**Data entries**
━━━━━━
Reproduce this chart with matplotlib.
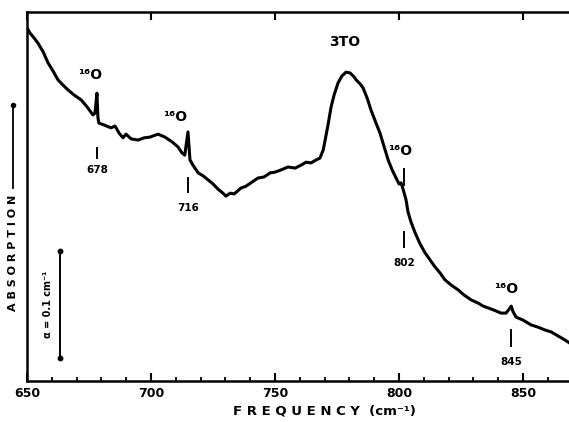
━━━━━━
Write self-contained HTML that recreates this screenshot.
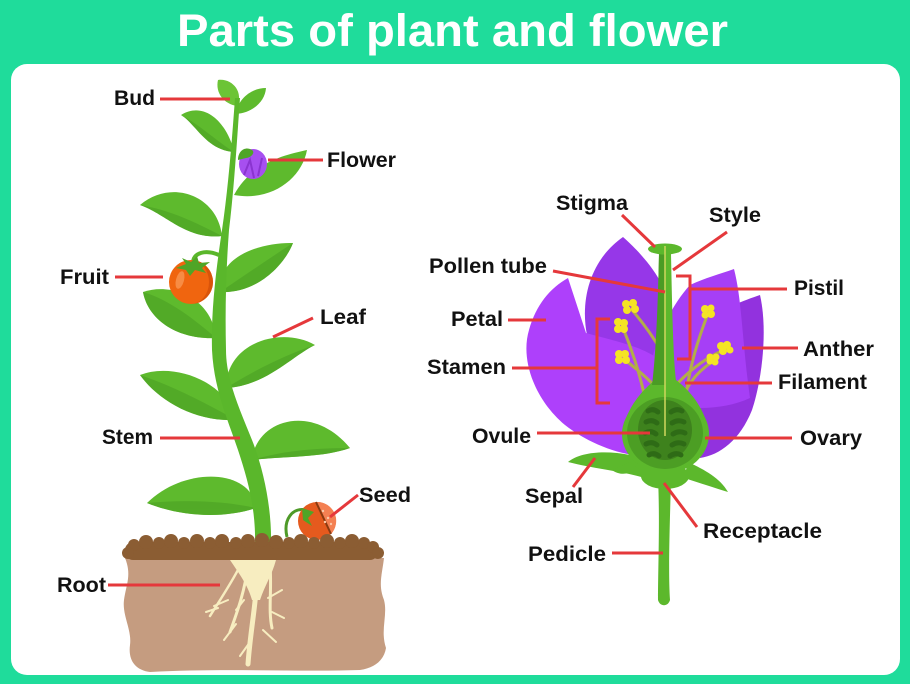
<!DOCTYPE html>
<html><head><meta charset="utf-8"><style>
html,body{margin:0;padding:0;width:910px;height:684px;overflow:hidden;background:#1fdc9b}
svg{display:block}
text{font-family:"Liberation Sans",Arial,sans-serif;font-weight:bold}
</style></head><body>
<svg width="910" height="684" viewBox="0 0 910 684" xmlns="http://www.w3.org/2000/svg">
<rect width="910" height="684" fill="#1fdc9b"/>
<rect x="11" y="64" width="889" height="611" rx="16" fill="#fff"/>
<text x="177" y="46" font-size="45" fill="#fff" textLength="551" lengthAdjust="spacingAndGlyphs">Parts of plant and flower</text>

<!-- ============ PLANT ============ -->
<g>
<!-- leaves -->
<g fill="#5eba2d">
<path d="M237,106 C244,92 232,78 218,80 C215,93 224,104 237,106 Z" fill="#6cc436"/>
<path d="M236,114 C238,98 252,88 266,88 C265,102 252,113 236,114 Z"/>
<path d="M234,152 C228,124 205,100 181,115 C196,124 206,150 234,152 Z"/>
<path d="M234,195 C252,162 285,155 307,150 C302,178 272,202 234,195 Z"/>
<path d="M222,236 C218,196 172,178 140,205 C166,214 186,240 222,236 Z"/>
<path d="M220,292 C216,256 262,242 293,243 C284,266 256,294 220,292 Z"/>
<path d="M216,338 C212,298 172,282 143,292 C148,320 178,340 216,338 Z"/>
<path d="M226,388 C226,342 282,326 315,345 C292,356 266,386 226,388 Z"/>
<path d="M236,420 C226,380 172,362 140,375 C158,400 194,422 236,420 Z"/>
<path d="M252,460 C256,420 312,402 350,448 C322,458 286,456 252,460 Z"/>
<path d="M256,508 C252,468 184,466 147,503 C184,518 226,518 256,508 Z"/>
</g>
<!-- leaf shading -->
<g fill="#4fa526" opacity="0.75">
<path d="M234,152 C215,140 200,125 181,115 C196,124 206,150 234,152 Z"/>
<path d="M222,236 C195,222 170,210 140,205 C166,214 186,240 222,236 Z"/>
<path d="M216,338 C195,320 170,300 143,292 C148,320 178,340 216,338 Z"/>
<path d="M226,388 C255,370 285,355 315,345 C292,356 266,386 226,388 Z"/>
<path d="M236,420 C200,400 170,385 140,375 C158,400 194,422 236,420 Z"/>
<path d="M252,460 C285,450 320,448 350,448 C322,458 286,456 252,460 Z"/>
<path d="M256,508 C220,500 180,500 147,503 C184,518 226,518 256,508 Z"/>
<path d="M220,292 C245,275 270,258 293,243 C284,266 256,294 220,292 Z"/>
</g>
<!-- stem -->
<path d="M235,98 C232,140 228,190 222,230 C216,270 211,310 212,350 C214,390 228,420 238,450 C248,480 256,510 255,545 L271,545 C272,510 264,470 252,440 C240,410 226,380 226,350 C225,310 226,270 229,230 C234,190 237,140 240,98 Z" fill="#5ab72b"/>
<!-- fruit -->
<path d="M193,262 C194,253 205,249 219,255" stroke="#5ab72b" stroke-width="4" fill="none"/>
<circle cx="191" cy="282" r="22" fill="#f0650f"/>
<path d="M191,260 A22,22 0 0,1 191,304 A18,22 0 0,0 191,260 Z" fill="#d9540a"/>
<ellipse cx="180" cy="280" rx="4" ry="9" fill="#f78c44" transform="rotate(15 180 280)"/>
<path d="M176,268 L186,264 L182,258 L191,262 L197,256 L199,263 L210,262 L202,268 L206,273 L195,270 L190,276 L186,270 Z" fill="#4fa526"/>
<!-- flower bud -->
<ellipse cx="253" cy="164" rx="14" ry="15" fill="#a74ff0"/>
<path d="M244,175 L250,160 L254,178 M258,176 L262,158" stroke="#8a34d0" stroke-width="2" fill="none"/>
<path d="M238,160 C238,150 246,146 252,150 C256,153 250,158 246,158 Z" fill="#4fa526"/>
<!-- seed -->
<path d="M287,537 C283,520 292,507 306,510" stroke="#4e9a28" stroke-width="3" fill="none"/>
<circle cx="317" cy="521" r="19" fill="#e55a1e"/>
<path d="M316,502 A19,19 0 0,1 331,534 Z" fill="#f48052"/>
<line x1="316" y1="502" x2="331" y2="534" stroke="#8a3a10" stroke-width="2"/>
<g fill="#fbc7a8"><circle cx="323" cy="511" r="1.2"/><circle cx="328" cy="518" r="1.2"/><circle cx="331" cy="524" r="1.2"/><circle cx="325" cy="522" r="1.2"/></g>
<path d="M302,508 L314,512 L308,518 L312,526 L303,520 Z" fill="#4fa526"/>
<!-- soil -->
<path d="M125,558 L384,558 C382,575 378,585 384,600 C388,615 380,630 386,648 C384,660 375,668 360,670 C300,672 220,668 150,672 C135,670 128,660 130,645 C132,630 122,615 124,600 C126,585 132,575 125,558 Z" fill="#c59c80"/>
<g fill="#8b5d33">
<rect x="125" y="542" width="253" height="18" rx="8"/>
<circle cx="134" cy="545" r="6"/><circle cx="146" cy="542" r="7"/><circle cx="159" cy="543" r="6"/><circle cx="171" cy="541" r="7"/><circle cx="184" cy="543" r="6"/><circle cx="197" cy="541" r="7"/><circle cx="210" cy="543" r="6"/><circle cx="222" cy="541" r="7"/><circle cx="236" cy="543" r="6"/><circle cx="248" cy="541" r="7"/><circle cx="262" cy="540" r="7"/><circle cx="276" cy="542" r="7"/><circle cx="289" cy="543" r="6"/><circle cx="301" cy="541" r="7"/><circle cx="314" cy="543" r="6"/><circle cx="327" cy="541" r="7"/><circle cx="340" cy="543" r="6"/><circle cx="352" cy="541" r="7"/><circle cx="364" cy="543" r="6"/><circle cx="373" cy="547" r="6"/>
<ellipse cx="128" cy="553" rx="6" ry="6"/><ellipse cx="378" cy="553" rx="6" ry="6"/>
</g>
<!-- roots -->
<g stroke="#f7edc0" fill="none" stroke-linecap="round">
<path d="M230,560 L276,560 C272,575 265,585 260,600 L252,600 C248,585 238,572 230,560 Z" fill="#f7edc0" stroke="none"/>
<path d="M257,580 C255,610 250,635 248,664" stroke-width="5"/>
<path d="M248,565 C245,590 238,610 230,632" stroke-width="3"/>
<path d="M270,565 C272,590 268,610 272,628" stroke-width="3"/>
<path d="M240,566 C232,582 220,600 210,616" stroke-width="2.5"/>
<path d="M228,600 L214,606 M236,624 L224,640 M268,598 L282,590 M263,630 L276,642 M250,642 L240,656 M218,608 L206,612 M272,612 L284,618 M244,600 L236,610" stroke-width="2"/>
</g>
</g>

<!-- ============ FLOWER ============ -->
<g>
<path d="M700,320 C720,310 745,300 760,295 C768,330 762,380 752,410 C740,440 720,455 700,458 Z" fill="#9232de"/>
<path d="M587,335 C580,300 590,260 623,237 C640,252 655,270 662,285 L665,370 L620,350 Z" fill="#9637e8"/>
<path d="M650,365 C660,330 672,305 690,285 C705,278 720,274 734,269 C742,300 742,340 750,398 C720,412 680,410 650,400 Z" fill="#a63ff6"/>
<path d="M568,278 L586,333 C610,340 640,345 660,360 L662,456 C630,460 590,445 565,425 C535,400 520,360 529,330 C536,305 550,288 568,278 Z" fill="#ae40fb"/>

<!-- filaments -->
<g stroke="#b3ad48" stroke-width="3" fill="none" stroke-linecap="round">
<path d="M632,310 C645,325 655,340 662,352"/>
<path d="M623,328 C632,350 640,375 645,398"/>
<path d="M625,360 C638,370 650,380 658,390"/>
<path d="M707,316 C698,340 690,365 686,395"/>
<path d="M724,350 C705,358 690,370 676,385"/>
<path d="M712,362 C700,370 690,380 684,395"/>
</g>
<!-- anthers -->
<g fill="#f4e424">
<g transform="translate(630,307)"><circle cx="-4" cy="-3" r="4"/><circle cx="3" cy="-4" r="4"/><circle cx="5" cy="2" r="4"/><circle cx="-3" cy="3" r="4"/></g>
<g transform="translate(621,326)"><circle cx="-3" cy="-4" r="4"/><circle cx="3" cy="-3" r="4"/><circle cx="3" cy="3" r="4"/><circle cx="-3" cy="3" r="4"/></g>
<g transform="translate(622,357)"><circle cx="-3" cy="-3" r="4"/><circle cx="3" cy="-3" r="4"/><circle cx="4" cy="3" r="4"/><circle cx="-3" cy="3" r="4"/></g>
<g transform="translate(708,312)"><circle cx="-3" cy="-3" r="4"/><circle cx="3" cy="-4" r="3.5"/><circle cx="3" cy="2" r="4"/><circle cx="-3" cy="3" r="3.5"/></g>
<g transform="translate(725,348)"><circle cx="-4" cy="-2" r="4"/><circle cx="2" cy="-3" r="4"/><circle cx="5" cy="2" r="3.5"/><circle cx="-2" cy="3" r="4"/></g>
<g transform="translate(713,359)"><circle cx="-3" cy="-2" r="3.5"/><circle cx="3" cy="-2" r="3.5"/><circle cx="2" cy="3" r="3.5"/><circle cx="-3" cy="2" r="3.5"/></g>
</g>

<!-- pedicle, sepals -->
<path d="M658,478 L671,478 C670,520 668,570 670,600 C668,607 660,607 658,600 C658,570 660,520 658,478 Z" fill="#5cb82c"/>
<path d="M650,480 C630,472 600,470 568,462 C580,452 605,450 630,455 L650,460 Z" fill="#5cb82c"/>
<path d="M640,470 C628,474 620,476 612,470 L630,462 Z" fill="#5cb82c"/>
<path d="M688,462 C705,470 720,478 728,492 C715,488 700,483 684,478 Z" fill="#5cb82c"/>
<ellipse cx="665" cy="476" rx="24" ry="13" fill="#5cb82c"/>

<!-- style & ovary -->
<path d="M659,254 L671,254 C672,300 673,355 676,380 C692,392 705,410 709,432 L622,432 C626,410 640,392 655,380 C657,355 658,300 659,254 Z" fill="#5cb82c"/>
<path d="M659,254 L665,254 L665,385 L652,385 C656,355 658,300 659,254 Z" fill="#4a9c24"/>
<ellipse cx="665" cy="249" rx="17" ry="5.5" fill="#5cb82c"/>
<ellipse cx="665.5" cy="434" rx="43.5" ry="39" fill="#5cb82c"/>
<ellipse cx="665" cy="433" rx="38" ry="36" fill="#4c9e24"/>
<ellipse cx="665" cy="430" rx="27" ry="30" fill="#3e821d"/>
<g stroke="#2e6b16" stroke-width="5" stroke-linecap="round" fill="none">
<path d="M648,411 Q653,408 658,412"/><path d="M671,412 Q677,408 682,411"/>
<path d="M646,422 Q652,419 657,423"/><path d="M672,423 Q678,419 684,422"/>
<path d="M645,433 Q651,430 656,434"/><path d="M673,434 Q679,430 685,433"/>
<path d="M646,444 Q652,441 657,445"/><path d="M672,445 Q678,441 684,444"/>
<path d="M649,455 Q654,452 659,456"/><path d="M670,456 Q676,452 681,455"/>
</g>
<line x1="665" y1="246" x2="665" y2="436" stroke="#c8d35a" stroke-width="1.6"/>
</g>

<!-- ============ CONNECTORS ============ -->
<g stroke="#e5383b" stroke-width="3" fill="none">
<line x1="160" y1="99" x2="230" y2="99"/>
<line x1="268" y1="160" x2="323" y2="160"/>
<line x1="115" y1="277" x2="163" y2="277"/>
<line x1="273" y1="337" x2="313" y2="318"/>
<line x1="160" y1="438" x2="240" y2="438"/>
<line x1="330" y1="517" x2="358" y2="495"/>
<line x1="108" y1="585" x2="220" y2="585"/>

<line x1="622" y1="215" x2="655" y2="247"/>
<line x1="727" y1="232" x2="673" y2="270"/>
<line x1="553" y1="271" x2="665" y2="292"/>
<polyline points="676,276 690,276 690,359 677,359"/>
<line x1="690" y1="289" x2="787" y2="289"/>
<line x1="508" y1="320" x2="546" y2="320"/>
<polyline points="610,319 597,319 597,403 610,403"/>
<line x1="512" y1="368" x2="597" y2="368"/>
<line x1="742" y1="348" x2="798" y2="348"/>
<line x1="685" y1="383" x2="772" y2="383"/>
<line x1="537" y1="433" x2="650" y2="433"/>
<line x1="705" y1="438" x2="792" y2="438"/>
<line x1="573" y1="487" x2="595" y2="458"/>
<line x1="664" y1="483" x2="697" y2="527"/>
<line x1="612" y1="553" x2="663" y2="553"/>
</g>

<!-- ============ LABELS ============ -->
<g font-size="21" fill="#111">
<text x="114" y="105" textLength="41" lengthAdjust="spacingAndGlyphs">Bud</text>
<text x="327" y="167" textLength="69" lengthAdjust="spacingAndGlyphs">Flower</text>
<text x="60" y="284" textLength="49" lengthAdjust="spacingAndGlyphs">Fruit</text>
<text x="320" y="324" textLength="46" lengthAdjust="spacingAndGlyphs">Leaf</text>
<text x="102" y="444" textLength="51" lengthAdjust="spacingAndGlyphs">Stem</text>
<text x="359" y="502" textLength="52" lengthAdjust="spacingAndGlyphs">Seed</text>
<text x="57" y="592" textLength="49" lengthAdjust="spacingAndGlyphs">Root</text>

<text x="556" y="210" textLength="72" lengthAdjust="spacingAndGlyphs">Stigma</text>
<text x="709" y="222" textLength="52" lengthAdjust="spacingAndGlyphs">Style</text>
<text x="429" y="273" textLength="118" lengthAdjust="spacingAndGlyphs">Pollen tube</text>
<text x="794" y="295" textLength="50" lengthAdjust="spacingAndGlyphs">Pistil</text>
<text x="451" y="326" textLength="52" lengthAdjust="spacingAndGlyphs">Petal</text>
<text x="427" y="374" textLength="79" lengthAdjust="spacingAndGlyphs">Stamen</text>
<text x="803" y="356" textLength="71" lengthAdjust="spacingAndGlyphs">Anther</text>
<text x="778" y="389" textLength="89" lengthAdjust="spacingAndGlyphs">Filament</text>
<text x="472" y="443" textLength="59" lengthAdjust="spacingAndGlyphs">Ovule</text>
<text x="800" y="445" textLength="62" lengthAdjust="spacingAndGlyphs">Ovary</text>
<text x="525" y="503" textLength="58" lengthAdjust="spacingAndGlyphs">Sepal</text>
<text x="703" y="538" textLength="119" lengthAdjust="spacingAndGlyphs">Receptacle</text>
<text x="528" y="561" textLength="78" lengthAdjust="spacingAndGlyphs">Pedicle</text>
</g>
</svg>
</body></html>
━━━━━━
**Exercise directions**
Drop the images and output only the lines from the one that contains "Write self-contained HTML" to the one that contains "plant and flower</text>", both included.

**Correct output**
Write self-contained HTML that recreates this screenshot.
<!DOCTYPE html>
<html><head><meta charset="utf-8"><style>
html,body{margin:0;padding:0;width:910px;height:684px;overflow:hidden;background:#1fdc9b}
svg{display:block}
text{font-family:"Liberation Sans",Arial,sans-serif;font-weight:bold}
</style></head><body>
<svg width="910" height="684" viewBox="0 0 910 684" xmlns="http://www.w3.org/2000/svg">
<rect width="910" height="684" fill="#1fdc9b"/>
<rect x="11" y="64" width="889" height="611" rx="16" fill="#fff"/>
<text x="177" y="46" font-size="45" fill="#fff" textLength="551" lengthAdjust="spacingAndGlyphs">Parts of plant and flower</text>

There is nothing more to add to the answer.